Optimizing chromatographic separations
In an ideal chromatographic analysis the sample molecules will be completely
separated, and detection of components will result in a series of discrete
individual peaks corresponding to each type of molecule. However, to
minimize the possibility of overlapping peaks, or of peaks composed of more
than one substance, it is important to maximize the separation efficiency of
the technique, which depends on:
- the selectivity, as measured by the relative retention times of the two
components, or by the volume of the mobile phase between the
peak maxima of the two components after they have passed through the
column; this depends on the ability of the chromatographic method to
separate two components with similar properties;
- the band-broadening properties of the chromatographic system, which
influence the width of the peaks; these are mainly due to the effects of
diffusion.
The resolution of two adjacent components can be defined in terms of
k',
α and N, using eqn [31.6]. In practical terms, good resolution is achieved when
there is a large 'distance' (either time or volume) between peak maxima, and
the peaks are as narrow as possible.

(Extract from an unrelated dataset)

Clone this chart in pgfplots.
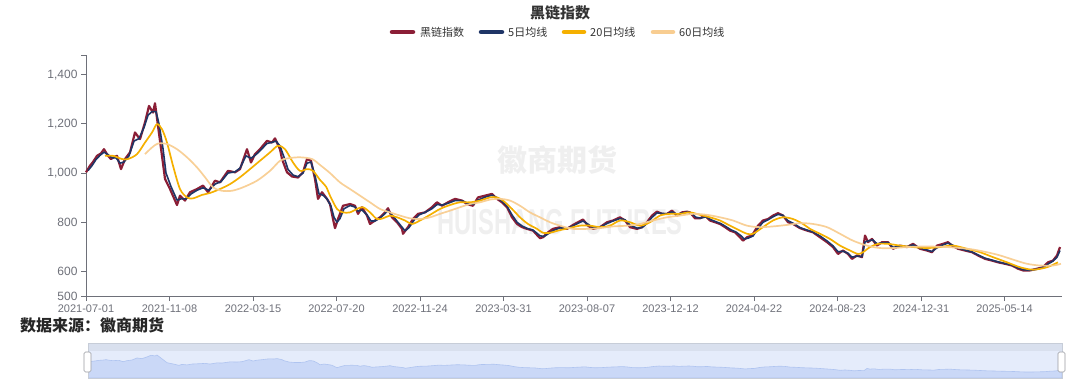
\documentclass[border=0pt]{standalone}
\usepackage{pgfplots}
\pgfplotsset{compat=1.18}
\usepackage{pgfplotstable}
\usepackage{fontspec}
\setmainfont{Liberation Sans}
\newfontfamily\cjk{Noto Sans CJK SC}
\definecolor{rawc}{HTML}{8B1E36}
\definecolor{ma5c}{HTML}{1F3566}
\definecolor{ma20c}{HTML}{F5B000}
\definecolor{ma60c}{HTML}{F8CD91}
\definecolor{axc}{HTML}{6E7079}
\definecolor{txc}{HTML}{333333}
\definecolor{slband}{HTML}{D9E0EE}
\definecolor{slbg}{HTML}{E5ECFB}
\definecolor{slfill}{HTML}{CAD8F7}
\definecolor{slline}{HTML}{AFC4F0}
\definecolor{wm}{HTML}{EFEFEF}

\pgfplotstableread{
x y
0 1003
4 1030
7 1045
11 1070
15 1080
18 1097
22 1070
25 1057
28 1065
31 1070
35 1016
39 1057
44 1084
49 1165
54 1138
59 1206
63 1273
67 1246
69 1284
72 1192
76 1070
79 976
84 935
91 870
94 908
99 888
104 922
111 935
117 949
122 922
129 969
134 962
142 1009
149 1003
154 1016
161 1097
165 1043
169 1077
174 1097
181 1131
186 1124
189 1141
194 1097
196 1057
201 1003
206 986
212 982
217 1003
221 1057
225 1050
229 976
232 895
236 922
241 895
244 874
247 813
249 776
252 813
257 867
264 874
269 867
272 834
276 861
281 827
284 793
289 807
294 820
299 840
302 857
306 820
311 800
316 773
317 753
322 780
327 813
332 834
339 840
346 861
351 881
356 867
362 881
369 895
376 888
381 874
387 867
392 901
399 908
406 915
411 895
416 881
421 861
426 820
431 793
436 780
441 773
447 766
454 735
457 739
462 759
467 773
474 780
479 773
481 773
487 789
492 800
497 811
502 786
507 773
514 780
521 800
527 807
534 820
539 807
544 780
551 773
556 780
561 800
566 827
571 843
576 834
581 834
586 847
591 827
596 840
601 843
604 840
609 816
614 816
619 827
624 807
629 800
634 793
639 780
644 766
649 759
654 739
657 725
661 739
666 746
672 786
677 807
682 813
687 827
692 837
697 827
702 800
707 793
714 776
721 766
727 759
734 739
741 719
747 699
752 671
757 685
762 671
766 651
771 665
776 658
779 746
782 719
786 732
791 705
796 719
802 719
807 692
814 705
821 699
827 712
834 692
841 685
846 678
851 705
857 712
862 719
866 705
872 692
879 685
886 678
892 665
899 651
906 644
912 637
919 631
926 624
932 611
937 604
944 604
951 611
957 617
962 637
967 644
971 665
974 699
}\rawdata

\pgfplotstableread{
x y
2 1010
6 1030
10 1055
14 1072
18 1085
22 1075
26 1062
30 1062
34 1040
38 1045
43 1070
48 1130
53 1140
58 1185
62 1235
66 1250
70 1250
73 1200
77 1100
80 1000
85 945
91 890
95 895
100 895
105 915
111 930
117 940
123 930
129 955
135 965
142 1000
149 1005
154 1020
160 1070
165 1060
170 1075
175 1095
181 1120
186 1125
190 1130
194 1110
198 1065
202 1015
207 992
212 985
217 1000
221 1040
225 1045
229 990
233 915
237 910
241 895
245 865
248 820
251 800
254 815
258 855
264 868
269 862
272 845
276 850
281 830
285 805
289 805
294 817
299 835
302 848
306 830
311 805
316 780
319 765
323 778
328 808
333 830
339 840
346 855
351 872
356 870
362 877
369 888
376 888
381 878
387 872
392 890
399 902
406 910
411 900
416 885
421 865
426 830
431 800
436 785
441 775
447 768
454 745
458 742
463 755
468 768
474 777
481 775
487 785
492 796
497 805
502 792
507 778
514 779
521 795
527 805
534 815
539 810
544 788
551 776
556 778
561 795
566 820
571 838
576 836
581 834
586 842
591 832
596 837
601 841
605 838
610 820
615 817
620 822
625 810
630 802
635 794
640 782
645 769
650 760
655 745
658 732
662 735
667 744
672 775
677 800
682 810
687 822
692 832
697 828
702 806
708 794
714 778
721 768
727 760
734 744
741 724
747 704
752 680
757 682
762 674
766 658
771 662
776 660
779 720
783 725
787 728
791 712
796 716
802 717
807 698
814 702
821 700
827 708
834 695
841 687
846 681
851 696
857 708
862 715
866 708
872 695
879 687
886 679
892 667
899 654
906 646
912 639
919 632
926 626
932 614
937 607
944 605
951 609
957 616
962 630
967 642
971 658
974 685
}\mafive

\pgfplotstableread{
x y
19 1070
27 1070
36 1057
42 1057
51 1077
59 1124
66 1165
71 1199
76 1178
81 1124
87 1030
94 935
101 901
107 897
116 911
124 919
134 935
144 955
154 983
164 1016
174 1050
184 1084
192 1111
199 1097
207 1043
214 1009
221 1016
227 1009
234 972
240 945
244 908
251 854
257 840
264 840
271 854
277 861
284 840
291 813
297 816
304 827
311 820
319 807
326 793
334 807
344 830
354 854
364 870
374 881
384 881
394 888
404 901
411 901
417 888
426 854
434 820
442 793
451 773
457 757
464 757
472 766
482 775
494 786
504 786
514 780
524 786
534 807
544 800
554 786
564 800
574 827
584 834
594 834
604 840
614 830
624 820
634 807
644 786
654 766
661 753
667 753
677 780
687 807
697 820
707 813
717 793
724 773
734 753
744 732
754 705
764 685
772 671
777 678
784 699
792 712
802 712
814 705
827 699
841 695
854 699
867 705
881 692
894 678
907 658
921 637
934 617
947 607
961 617
972 637
}\matwenty

\pgfplotstableread{
x y
59 1077
66 1104
72 1120
81 1118
91 1097
101 1064
111 1023
119 983
127 942
136 928
146 928
157 942
171 969
184 1009
194 1050
202 1060
214 1064
226 1057
234 1033
244 1000
254 962
264 935
274 908
284 881
294 854
304 840
314 827
324 816
334 813
344 820
354 834
364 847
374 861
384 874
394 881
404 892
414 895
424 888
434 867
444 840
454 820
464 800
474 786
487 773
501 773
514 776
527 783
541 786
554 793
567 807
581 820
594 827
607 834
621 830
634 820
647 807
661 786
674 780
687 783
701 789
714 796
727 793
741 780
754 753
767 725
781 705
794 695
807 695
821 699
834 701
847 701
861 699
874 695
887 689
901 678
914 665
927 648
941 631
954 624
967 624
975 631
}\masixty

\begin{document}
\begin{tikzpicture}[x=1pt,y=1pt]
\useasboundingbox (0,0) rectangle (1080,384);
% watermarks
\node[text=wm,font=\cjk\bfseries\fontsize{30}{32}\selectfont] at (557,224) {徽商期货};
\node[text=wm,font=\bfseries\fontsize{36}{38}\selectfont] at (560,162) {\scalebox{0.66}[1]{HUISHANG FUTURES}};
% title
\node[text=txc,font=\cjk\bfseries\fontsize{15}{17}\selectfont] at (560,371) {黑链指数};
% legend
\begin{scope}[line width=4.5pt,line cap=round]
\draw[rawc] (392,352) -- (413,352);
\draw[ma5c] (481,352) -- (502,352);
\draw[ma20c] (564,352) -- (584,352);
\draw[ma60c] (653,352) -- (673,352);
\end{scope}
\begin{scope}[font=\cjk\fontsize{11}{13}\selectfont,text=txc]
\node[anchor=west,inner sep=0pt] at (420,352) {黑链指数};
\node[anchor=west,inner sep=0pt] at (508,352) {5日均线};
\node[anchor=west,inner sep=0pt] at (590,352) {20日均线};
\node[anchor=west,inner sep=0pt] at (679,352) {60日均线};
\end{scope}
% source
\node[anchor=west,inner sep=0pt,text=black!85,font=\cjk\bfseries\fontsize{16}{18}\selectfont] at (20,59) {数据来源：徽商期货};
% main axis
\begin{axis}[
  at={(86pt,88pt)}, anchor=south west,
  scale only axis, width=976pt, height=241pt,
  xmin=0, xmax=976, ymin=500, ymax=1480,
  axis lines*=left,
  axis line style={axc,line width=0.8pt},
  every tick/.style={axc,line width=0.8pt},
  tick align=outside, major tick length=5pt,
  xtick={0,83.5,167,250.5,334,417.5,501,584.5,668,751.5,835,918.5},
  xticklabels={2021-07-01,2021-11-08,2022-03-15,2022-07-20,2022-11-24,2023-03-31,2023-08-07,2023-12-12,2024-04-22,2024-08-23,2024-12-31,2025-05-14},
  ytick={500,600,800,1000,1200,1400,1480},
  yticklabels={500,600,800,{1,000},{1,200},{1,400},{}},
  xticklabel style={text=axc,font=\fontsize{11}{13}\selectfont},
  yticklabel style={text=axc,font=\fontsize{12}{14}\selectfont},
  clip=false,
]
\addplot[rawc,line width=2.2pt,line join=round] table {\rawdata};
\addplot[ma5c,line width=1.6pt,line join=round] table {\mafive};
\addplot[ma20c,line width=1.7pt,line join=round,smooth] table {\matwenty};
\addplot[ma60c,line width=1.7pt,line join=round,smooth,opacity=0.95] table {\masixty};
\end{axis}
% slider background
\fill[slband] (88,33) rectangle (1062,41);
\fill[slbg] (88,6) rectangle (1062,33);
\begin{axis}[
  at={(88pt,6pt)}, anchor=south west,
  scale only axis, width=974pt, height=27pt,
  xmin=0, xmax=974, ymin=364, ymax=1444,
  hide axis,
]
\addplot[draw=slline,fill=slfill,line width=0.6pt] table {\rawdata} \closedcycle;
\end{axis}
\draw[slband!80!gray,line width=0.5pt] (88,6) rectangle (1062,41);
\draw[fill=white,draw=axc!70,line width=0.6pt,rounded corners=1.5pt] (84,12) rectangle (91,32);
\draw[fill=white,draw=axc!70,line width=0.6pt,rounded corners=1.5pt] (1058,12) rectangle (1065,32);
\end{tikzpicture}
\end{document}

The resolution of components is also
affected by the relative amount of each substance: for systems showing low
resolution, it can be difficult to resolve small amounts of a particular
component in the presence of larger amounts of a second component. If you
cannot obtain the desired results from a poorly resolved chromatogram,
other chromatographic conditions, or even different methods, should be tried
in an attempt to improve resolution. For liquid chromatography, changes in
the following factors may improve resolution:
- Stationary-phase particle size - the smaller the particle, the greater the
area available for partitioning between the mobile phase and the
stationary phase. This partly accounts for the high resolution observed
with HPLC compared with low-pressure methods.

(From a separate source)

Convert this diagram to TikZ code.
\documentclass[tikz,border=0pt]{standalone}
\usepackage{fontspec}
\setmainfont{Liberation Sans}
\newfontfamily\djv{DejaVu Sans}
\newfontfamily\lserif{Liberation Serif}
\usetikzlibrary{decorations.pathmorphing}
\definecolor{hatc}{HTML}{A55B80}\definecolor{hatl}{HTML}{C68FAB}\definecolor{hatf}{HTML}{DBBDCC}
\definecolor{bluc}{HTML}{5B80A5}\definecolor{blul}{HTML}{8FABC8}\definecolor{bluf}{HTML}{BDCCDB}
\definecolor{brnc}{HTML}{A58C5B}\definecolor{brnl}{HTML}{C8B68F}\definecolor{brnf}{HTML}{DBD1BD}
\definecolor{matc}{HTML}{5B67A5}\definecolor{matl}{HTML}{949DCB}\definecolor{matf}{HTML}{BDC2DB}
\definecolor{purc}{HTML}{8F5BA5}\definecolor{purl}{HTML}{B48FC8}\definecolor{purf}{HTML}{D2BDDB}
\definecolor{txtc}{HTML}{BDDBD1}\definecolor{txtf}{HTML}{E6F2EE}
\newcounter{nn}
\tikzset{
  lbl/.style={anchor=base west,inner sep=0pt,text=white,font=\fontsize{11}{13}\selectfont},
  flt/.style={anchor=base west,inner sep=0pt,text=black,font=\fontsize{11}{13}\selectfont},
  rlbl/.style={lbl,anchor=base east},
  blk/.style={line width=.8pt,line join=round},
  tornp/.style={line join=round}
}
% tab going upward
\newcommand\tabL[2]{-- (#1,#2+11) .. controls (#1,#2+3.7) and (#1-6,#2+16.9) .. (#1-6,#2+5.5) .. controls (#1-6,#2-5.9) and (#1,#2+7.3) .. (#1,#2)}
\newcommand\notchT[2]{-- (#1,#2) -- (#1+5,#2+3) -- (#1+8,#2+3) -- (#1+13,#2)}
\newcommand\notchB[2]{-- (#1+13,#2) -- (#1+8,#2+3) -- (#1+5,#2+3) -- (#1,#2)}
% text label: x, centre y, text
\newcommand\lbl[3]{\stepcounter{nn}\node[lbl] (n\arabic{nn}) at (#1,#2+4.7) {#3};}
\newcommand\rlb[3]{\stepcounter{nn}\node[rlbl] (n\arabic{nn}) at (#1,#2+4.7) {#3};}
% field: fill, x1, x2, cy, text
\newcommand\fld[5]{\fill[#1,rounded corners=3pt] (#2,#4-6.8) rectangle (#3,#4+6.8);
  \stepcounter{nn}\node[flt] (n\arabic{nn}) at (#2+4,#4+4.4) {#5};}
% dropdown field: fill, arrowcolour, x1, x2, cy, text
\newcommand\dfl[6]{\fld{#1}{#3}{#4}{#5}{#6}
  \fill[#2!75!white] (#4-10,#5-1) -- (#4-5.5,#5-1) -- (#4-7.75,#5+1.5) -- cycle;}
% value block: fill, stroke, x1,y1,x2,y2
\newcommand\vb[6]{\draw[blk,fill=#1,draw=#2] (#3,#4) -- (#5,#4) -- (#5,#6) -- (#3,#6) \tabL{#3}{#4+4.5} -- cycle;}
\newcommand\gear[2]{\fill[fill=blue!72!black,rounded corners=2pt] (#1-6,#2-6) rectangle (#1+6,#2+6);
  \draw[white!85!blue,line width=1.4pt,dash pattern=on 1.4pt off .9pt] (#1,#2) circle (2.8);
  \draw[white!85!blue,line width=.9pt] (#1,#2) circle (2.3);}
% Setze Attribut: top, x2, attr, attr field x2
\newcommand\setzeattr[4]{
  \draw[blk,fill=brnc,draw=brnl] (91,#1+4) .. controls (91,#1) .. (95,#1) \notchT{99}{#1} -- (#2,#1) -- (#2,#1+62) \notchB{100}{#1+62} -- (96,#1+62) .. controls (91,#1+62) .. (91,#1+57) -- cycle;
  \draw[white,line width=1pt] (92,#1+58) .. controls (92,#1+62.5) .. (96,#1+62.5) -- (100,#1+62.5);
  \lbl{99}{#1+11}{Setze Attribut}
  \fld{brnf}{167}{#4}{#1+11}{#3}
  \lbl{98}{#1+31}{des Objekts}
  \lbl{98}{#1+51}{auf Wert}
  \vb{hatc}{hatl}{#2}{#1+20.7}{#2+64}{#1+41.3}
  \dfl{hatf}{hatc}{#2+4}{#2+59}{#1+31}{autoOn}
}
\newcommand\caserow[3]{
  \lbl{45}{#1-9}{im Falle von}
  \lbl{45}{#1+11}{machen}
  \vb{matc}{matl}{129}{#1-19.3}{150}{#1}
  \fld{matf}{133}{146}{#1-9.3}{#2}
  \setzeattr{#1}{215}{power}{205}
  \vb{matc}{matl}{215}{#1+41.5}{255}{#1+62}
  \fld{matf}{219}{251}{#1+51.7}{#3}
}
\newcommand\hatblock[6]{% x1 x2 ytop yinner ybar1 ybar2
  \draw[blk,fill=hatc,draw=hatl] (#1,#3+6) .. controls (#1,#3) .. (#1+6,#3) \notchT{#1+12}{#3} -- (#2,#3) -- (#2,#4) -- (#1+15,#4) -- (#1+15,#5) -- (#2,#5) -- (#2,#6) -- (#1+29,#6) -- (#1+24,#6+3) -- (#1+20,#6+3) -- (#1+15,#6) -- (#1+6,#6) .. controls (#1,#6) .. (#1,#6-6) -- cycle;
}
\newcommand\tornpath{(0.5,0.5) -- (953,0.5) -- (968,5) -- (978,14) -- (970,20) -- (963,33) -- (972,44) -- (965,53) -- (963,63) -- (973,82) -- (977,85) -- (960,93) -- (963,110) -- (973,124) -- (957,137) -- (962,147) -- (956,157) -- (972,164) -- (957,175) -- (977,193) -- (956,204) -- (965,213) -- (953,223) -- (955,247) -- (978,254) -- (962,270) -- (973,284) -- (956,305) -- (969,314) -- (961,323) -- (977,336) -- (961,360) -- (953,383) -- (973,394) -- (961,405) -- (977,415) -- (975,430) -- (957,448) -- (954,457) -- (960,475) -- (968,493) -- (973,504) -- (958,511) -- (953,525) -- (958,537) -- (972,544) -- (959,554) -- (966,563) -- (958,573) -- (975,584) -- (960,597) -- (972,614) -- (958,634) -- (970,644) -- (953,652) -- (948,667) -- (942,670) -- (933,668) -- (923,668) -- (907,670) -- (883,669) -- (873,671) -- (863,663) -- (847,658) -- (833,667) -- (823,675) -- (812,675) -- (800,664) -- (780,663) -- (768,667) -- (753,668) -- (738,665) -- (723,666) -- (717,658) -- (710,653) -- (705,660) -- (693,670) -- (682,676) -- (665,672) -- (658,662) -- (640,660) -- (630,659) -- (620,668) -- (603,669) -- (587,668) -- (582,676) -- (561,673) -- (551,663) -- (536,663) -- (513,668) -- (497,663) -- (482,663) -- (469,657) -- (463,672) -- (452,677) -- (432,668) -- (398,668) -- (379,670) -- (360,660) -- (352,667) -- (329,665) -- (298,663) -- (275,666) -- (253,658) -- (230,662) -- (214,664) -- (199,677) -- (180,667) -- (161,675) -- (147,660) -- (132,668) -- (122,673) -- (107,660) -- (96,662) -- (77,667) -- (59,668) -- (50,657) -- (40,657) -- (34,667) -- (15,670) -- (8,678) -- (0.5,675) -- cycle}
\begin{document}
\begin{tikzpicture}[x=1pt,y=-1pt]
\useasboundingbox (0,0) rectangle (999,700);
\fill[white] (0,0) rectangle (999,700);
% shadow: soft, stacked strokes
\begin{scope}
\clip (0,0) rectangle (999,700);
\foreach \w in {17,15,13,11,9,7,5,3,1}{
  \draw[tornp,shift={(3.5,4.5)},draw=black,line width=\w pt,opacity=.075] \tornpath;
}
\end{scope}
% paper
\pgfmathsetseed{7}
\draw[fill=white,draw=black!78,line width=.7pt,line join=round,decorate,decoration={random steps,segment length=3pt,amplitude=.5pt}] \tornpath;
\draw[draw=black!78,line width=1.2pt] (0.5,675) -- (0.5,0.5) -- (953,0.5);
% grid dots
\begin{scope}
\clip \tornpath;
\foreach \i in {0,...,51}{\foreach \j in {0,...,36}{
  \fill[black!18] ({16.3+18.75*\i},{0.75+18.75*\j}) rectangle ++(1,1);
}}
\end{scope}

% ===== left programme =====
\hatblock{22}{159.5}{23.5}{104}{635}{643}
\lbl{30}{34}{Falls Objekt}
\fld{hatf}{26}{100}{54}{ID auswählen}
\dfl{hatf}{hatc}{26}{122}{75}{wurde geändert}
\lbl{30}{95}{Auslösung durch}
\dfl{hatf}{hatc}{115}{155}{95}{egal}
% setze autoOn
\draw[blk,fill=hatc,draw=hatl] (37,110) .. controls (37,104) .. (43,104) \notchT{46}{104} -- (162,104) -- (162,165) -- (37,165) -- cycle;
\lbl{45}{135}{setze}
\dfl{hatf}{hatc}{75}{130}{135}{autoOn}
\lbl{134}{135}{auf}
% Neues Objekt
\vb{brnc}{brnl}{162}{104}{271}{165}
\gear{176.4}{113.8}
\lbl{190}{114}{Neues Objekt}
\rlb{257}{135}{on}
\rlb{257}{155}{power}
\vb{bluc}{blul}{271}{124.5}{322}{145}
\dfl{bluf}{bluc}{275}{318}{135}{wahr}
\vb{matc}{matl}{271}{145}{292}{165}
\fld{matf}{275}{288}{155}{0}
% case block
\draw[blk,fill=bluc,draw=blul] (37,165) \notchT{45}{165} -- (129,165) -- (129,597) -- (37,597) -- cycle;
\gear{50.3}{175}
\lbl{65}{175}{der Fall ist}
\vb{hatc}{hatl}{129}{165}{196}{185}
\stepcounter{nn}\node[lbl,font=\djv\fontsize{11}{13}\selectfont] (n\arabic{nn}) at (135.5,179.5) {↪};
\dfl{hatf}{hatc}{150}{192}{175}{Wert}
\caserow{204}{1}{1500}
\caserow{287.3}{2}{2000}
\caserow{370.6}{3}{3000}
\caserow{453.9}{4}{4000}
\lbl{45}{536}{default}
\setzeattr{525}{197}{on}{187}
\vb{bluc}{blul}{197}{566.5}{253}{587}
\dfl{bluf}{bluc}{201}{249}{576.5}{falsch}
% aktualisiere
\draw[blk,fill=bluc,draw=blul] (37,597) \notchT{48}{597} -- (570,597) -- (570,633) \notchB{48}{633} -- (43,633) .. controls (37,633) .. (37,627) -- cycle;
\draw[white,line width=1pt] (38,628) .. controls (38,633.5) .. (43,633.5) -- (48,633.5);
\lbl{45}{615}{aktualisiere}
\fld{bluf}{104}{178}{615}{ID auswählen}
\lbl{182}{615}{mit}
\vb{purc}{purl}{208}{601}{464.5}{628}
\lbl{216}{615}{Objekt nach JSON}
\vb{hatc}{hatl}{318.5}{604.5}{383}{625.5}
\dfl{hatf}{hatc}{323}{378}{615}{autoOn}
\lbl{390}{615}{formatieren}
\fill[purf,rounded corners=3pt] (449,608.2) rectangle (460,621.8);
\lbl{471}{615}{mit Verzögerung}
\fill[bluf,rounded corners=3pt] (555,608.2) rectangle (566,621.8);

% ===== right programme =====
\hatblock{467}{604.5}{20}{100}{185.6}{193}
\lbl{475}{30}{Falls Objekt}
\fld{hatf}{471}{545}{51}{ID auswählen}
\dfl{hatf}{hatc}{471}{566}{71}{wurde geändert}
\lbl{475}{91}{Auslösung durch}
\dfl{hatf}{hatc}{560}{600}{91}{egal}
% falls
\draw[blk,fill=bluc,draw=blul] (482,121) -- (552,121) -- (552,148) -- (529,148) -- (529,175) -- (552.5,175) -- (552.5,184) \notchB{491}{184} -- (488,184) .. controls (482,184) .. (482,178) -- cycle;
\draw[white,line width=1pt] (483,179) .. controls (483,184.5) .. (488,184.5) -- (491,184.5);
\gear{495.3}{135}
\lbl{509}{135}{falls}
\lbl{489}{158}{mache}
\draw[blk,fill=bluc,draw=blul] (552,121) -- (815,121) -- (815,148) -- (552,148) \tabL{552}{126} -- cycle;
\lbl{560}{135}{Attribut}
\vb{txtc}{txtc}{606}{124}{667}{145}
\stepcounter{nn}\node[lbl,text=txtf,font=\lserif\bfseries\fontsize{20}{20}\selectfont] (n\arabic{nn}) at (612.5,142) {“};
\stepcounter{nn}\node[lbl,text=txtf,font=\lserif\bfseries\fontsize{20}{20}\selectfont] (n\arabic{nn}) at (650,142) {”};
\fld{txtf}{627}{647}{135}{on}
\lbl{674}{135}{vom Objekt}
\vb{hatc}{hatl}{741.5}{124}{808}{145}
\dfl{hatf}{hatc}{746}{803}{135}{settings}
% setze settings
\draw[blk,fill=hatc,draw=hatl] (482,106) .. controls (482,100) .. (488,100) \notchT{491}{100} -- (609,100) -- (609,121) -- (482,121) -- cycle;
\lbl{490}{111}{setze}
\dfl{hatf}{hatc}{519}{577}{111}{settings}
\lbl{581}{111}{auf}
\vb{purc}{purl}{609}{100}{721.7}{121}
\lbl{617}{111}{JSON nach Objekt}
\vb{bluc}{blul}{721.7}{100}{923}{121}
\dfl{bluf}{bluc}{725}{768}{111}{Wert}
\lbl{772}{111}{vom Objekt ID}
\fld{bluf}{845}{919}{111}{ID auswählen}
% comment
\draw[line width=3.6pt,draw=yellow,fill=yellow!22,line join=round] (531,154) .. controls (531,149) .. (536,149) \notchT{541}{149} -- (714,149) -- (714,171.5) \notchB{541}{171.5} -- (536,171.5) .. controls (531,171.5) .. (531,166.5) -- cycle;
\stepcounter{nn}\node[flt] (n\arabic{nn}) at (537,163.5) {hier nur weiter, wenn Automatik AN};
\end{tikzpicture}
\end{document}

- The slope of the salt gradient in eluting IEC columns, e.g. using
computer-controlled adapted gradients.
- In low-pressure liquid chromatography, the flow rate of the mobile phase
must be optimized because this influences two band-broadening effects
which are dependent on diffusion of sample molecules:
- the flow rate
must be slow enough to allow effective partitioning between the mobile
phase and the stationary phase: and
- it must be fast enough to ensure
that there is minimal diffusion along the column once the molecules have
been separated. To allow for these opposing influences, a compromise
flow rate must be used.
- If you prepare your own columns, they must be packed correctly, with no
channels present that might result in uneven flow and eddy diffusion.